Ao percorrer o cotidiano de Itajaí na segunda metade do
século XIX, nos deparamos com alguns silêncios, insistentes que persistem em
forjar uma memória ausente de afrodescendentes e da presença de escravos em
Itajaí. Mas, ao lançar a lupa sobre o papel, pois, sem lupa, é difícil decifrar os
documentos quase desbotado pelo tempo e pelo indizível, ou seja, o não dito, se
esvai da memória coletiva, esvaziando da história da cidade a vivência da escravidão,
inscrita na cidade como em 04 de julho de 1863, quando Jacintho José Duarte
vendeu por um conto de reis a Bento Malaquias da Silva sua escrava de nome
Vitorina. A partir daqui podemos nos perguntar acerca da trajetória de
Vitorina, qual foi seu destino quando da compra de Bento Malaquias. Seria Vitorina
comprada para assumir as funções de cozinha? Para cuidar dos filhos de Bento
Malaquias? Poderíamos encontrar Vitorina com uma trouxa de roupas sobre a
cabeça, dirigindo-se a fonte ou ao rio para lavar as roupas da família
Malaquias? Não podemos precisar.
No entanto, essas pistas vão revelando uma cidade onde a
presença de escravos no cotidiano se fazia nas décadas que antecederam a
abolição. Como em 17 de agosto de 1865, quando aportou em Itajaí o patacho (embarcação
com dois mastros) Alice, com destino a desterro (atual Florianópolis). Do navio
desembarcou seu capitão em companhia do escravo Adão, que foi recolhido a
cadeia pública da cidade aguardando seu dono vir busca-lo. Adão chegou a Itajaí
proveniente do Rio de janeiro na época capital do império, suscitando outras
questões, escravos chegavam a Santa Catarina vindos do sudeste, São Paulo ou
Rio de Janeiro? Adão teria desembarcado no Rio de Janeiro oriundo do continente
africano? São questões que suscitam uma investigação mais apurada acerca do
destino de escravos que desembarcaram em Santa Catarina na segunda Metade do
século XIX.
Nos últimos anos da escravidão, encontramos fatos no mínimo curioso,
em Itajaí se encontrava a junta de classificação de escravos, onde os escravos
da região eram registrados. Em 1882, Bernardino da Silva Ramos recebeu uma intimação
assinada por Guilherme Asseburg, presidente da Junta de Classificação de
escravos para dar testemunho de um pecúlio (poupança) que sua escrava Anna
teria em mãos de um particular.

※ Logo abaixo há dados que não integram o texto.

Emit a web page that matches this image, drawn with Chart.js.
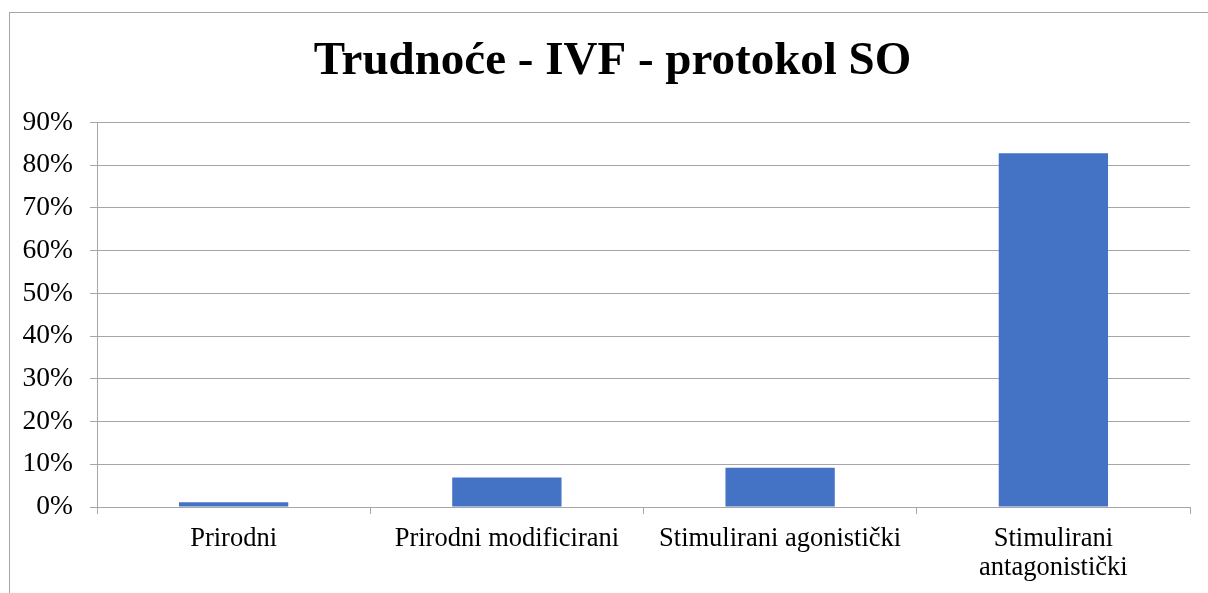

Isso aponta caminhos interessantes, Anna
deveria trabalhar com alguma atividade de ganho na cidade, pois, tinha acesso a
dinheiro que conseguiu guardar. Estaria ela guardando dinheiro para comparar
sua liberdade? Ou apenas confiou o dinheiro a alguém de sua confiança, apenas
para deixar o dinheiro longe das vistas de Bernardino da Silva Ramos?
Esses casos apontam um cotidiano da cidade onde a presença
da escravidão nutriu a dinâmica da cidade, apontando a presença e a atividades
de escravos na vida urbana. Cabe ainda mergulhar nessas histórias ainda por
serem contadas, para descortinar histórias enclausuradas no silêncio.
Ver:
Documentação encontrada no centro de Documentação e Memória
Histórica de Itajaí.
Fundo do cartório de Registro de Imóveis 1º Ofício de
Itajaí, Livro 03, caixa 01, 1860-1865.
Processo
n° 168, de 1865, que se encontra no fundo judiciário do século XIX.
Fundo da câmara Municipal de Itajaí,
correspondências expedidas, caixa 01, 1882.